'Barefoot Bandit' gets 6 1/2-year federal prison sentence

'Barefoot Bandit' gets 6 1/2-year federal prison sentence
Colton Harris-Moore (Dec. 2011 file photo)
SEATTLE - Colton Harris-Moore, aka the "Barefoot Bandit," was sentenced Friday to 6 1/2 years in federal prison for a multi-state crime spree that began in Western Washington and ended two years later with his capture in the Bahamas.

The sentence was handed down in U.S. District Court in Seattle after Harris-Moore pleaded guilty to federal charges.

The federal prison term will be served concurrently with a seven-year sentence handed down earlier in Island County Superior Court, after Harris-Moore pleaded guilty to dozens of state charges.

Harris-Moore, 20, gained international notoriety while evading police across the country in stolen planes, boats and cars during a two-year crime spree.

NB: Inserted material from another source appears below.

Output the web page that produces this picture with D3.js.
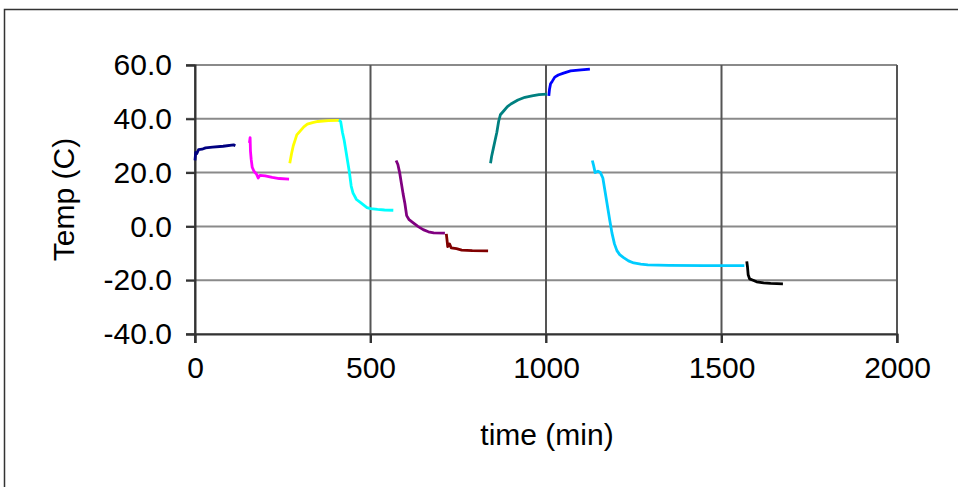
<!DOCTYPE html>
<html>
<head>
<meta charset="utf-8">
<script src="https://cdn.jsdelivr.net/npm/d3@7"></script>
<style>
  body { margin: 0; background: #fff; }
  svg { display: block; font-family: Arial, "Liberation Sans", sans-serif; }
  .grid-h { stroke: #8a8a8a; stroke-width: 2; }
  .grid-v { stroke: #555; stroke-width: 2; }
  .run { fill: none; stroke-width: 2.8; stroke-linejoin: round; }
</style>
</head>
<body>
<svg width="958" height="487"></svg>
<script>
// tick values
var xTicks = [0, 500, 1000, 1500, 2000];
var yTicks = [-40, -20, 0, 20, 40, 60];

// each run: [time (min), temp (C)]
var run1 = [[0,24.5],[2,27.5],[5,27],[10,28.5],[20,28.7],[30,29.2],[50,29.5],[80,29.8],[110,30.3],[115,30]];
var run2 = [[155,31],[157,33],[158,28],[160,25],[163,22],[168,20.5],[175,19.5],[180,18],[185,19],[200,18.8],[220,18.2],[240,17.8],[268,17.6]];
var run3 = [[270,23.5],[275,27],[280,30],[285,32],[290,34],[300,35.5],[310,37],[320,38],[335,38.6],[350,39],[380,39.3],[410,39.4]];
var run4 = [[410,39.5],[415,39],[420,35],[425,32],[430,28],[435,24],[440,20],[445,15],[450,12.5],[460,10],[470,9],[480,8],[490,7],[500,6.6],[520,6.3],[540,6.1],[565,6]];
var run5 = [[573,24.5],[578,23],[583,20],[588,16],[593,12],[598,8.5],[603,4],[610,2.5],[620,1.5],[635,0],[650,-1.2],[665,-2],[680,-2.4],[712,-2.5]];
var run6 = [[716,-2.8],[718,-5],[720,-7.5],[725,-6.5],[730,-8],[745,-8.3],[760,-8.8],[790,-9],[835,-9.1]];
var run7 = [[842,23.5],[845,26],[850,29],[855,32],[860,35],[865,39],[870,41.5],[880,43],[890,44.5],[900,45.5],[920,47],[940,48],[960,48.5],[980,49],[1003,49.2]];
var run8 = [[1008,48.5],[1010,51],[1013,53],[1018,54],[1025,55.5],[1035,56.3],[1050,57],[1070,57.8],[1100,58.2],[1125,58.5]];
var run9 = [[1132,24.5],[1135,23],[1140,20],[1148,20.5],[1155,20],[1162,18],[1167,14],[1172,10],[1177,6],[1182,2],[1188,-2.5],[1195,-6.5],[1202,-9],[1210,-10.5],[1220,-11.5],[1235,-12.8],[1250,-13.6],[1270,-14],[1290,-14.3],[1350,-14.5],[1450,-14.6],[1565,-14.6]];
var run10 = [[1572,-13],[1574,-15],[1576,-18],[1580,-19.5],[1590,-20],[1600,-20.6],[1620,-21],[1640,-21.2],[1675,-21.4]];

var runs = [run1, run2, run3, run4, run5, run6, run7, run8, run9, run10];
var colors = ['#000080', '#ff00ff', '#ffff00', '#00ffff', '#800080',
              '#800000', '#008080', '#0000ff', '#00ccff', '#000000'];

var svg = d3.select('svg'),
    pLeft = 195, pRight = 897, pTop = 65, pBottom = 334;

// outer chart frame (runs off the right and bottom edge)
svg.append('rect')
    .attr('x', 4.5).attr('y', 9.5)
    .attr('width', 1000).attr('height', 600)
    .attr('fill', 'none')
    .attr('stroke', '#333')
    .attr('stroke-width', 1.5);

var x = d3.scaleLinear().domain([0, 2000]).range([pLeft, pRight]),
    y = d3.scaleLinear().domain([-40, 60]).range([pBottom, pTop]);

// gridlines
svg.append('g').selectAll('line')
    .data(yTicks)
    .enter().append('line')
    .attr('class', 'grid-h')
    .attr('x1', pLeft - 9).attr('x2', pRight)
    .attr('y1', function(d){ return y(d); })
    .attr('y2', function(d){ return y(d); });

svg.append('g').selectAll('line')
    .data(xTicks)
    .enter().append('line')
    .attr('class', 'grid-v')
    .attr('x1', function(d){ return x(d); })
    .attr('x2', function(d){ return x(d); })
    .attr('y1', pTop).attr('y2', pBottom + 9);

// axes (plain hyphen for negatives, like the original)
var yAxis = d3.axisLeft(y).tickValues(yTicks).tickSize(9).tickPadding(14)
      .tickFormat(function(d){ return d.toFixed(1); }),
    xAxis = d3.axisBottom(x).tickValues(xTicks).tickSize(9).tickPadding(14)
      .tickFormat(function(d){ return String(d); });

var gy = svg.append('g').attr('transform', 'translate(' + pLeft + ',0)').call(yAxis);
var gx = svg.append('g').attr('transform', 'translate(0,' + pBottom + ')').call(xAxis);

[gx, gy].forEach(function(g){
  g.select('.domain').attr('stroke', '#333').attr('stroke-width', 2);
  g.selectAll('.tick line').attr('stroke', '#333').attr('stroke-width', 2);
  g.selectAll('.tick text').attr('fill', '#000').style('font-size', '30px');
});

// data lines
var line = d3.line()
    .x(function(d){ return x(d[0]); })
    .y(function(d){ return y(d[1]); });

svg.append('g').selectAll('path')
    .data(runs)
    .enter().append('path')
    .attr('class', 'run')
    .attr('stroke', function(d, i){ return colors[i]; })
    .attr('d', line);

// axis titles
svg.append('text')
    .attr('x', 547).attr('y', 445)
    .attr('text-anchor', 'middle')
    .style('font-size', '30px')
    .text('time (min)');

svg.append('text')
    .attr('transform', 'translate(74,' + ((pTop + pBottom) / 2) + ') rotate(-90)')
    .attr('text-anchor', 'middle')
    .style('font-size', '30px')
    .text('Temp (C)');
</script>
</body>
</html>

He sometimes committed his burglaries and thefts while barefooted, earning him the nickname "Barefoot Bandit." Fans followed him on Facebook, many of them urging him to continue his brazen crimes.

At Friday's sentencing hearing, Harris-Moore addressed the court for the first time and said he is "lucky to be alive."

He promised to make restitution to his multiple victims, and Judge Richard Jones ordered him to do so, with the amount to be determined later.

His daring run from the law earned him a movie deal to help repay his victims after he flew a stolen plane from Indiana to the Bahamas in July 2010, crash-landed it near a mangrove swamp and was arrested by Bahamian authorities in a hail of bullets.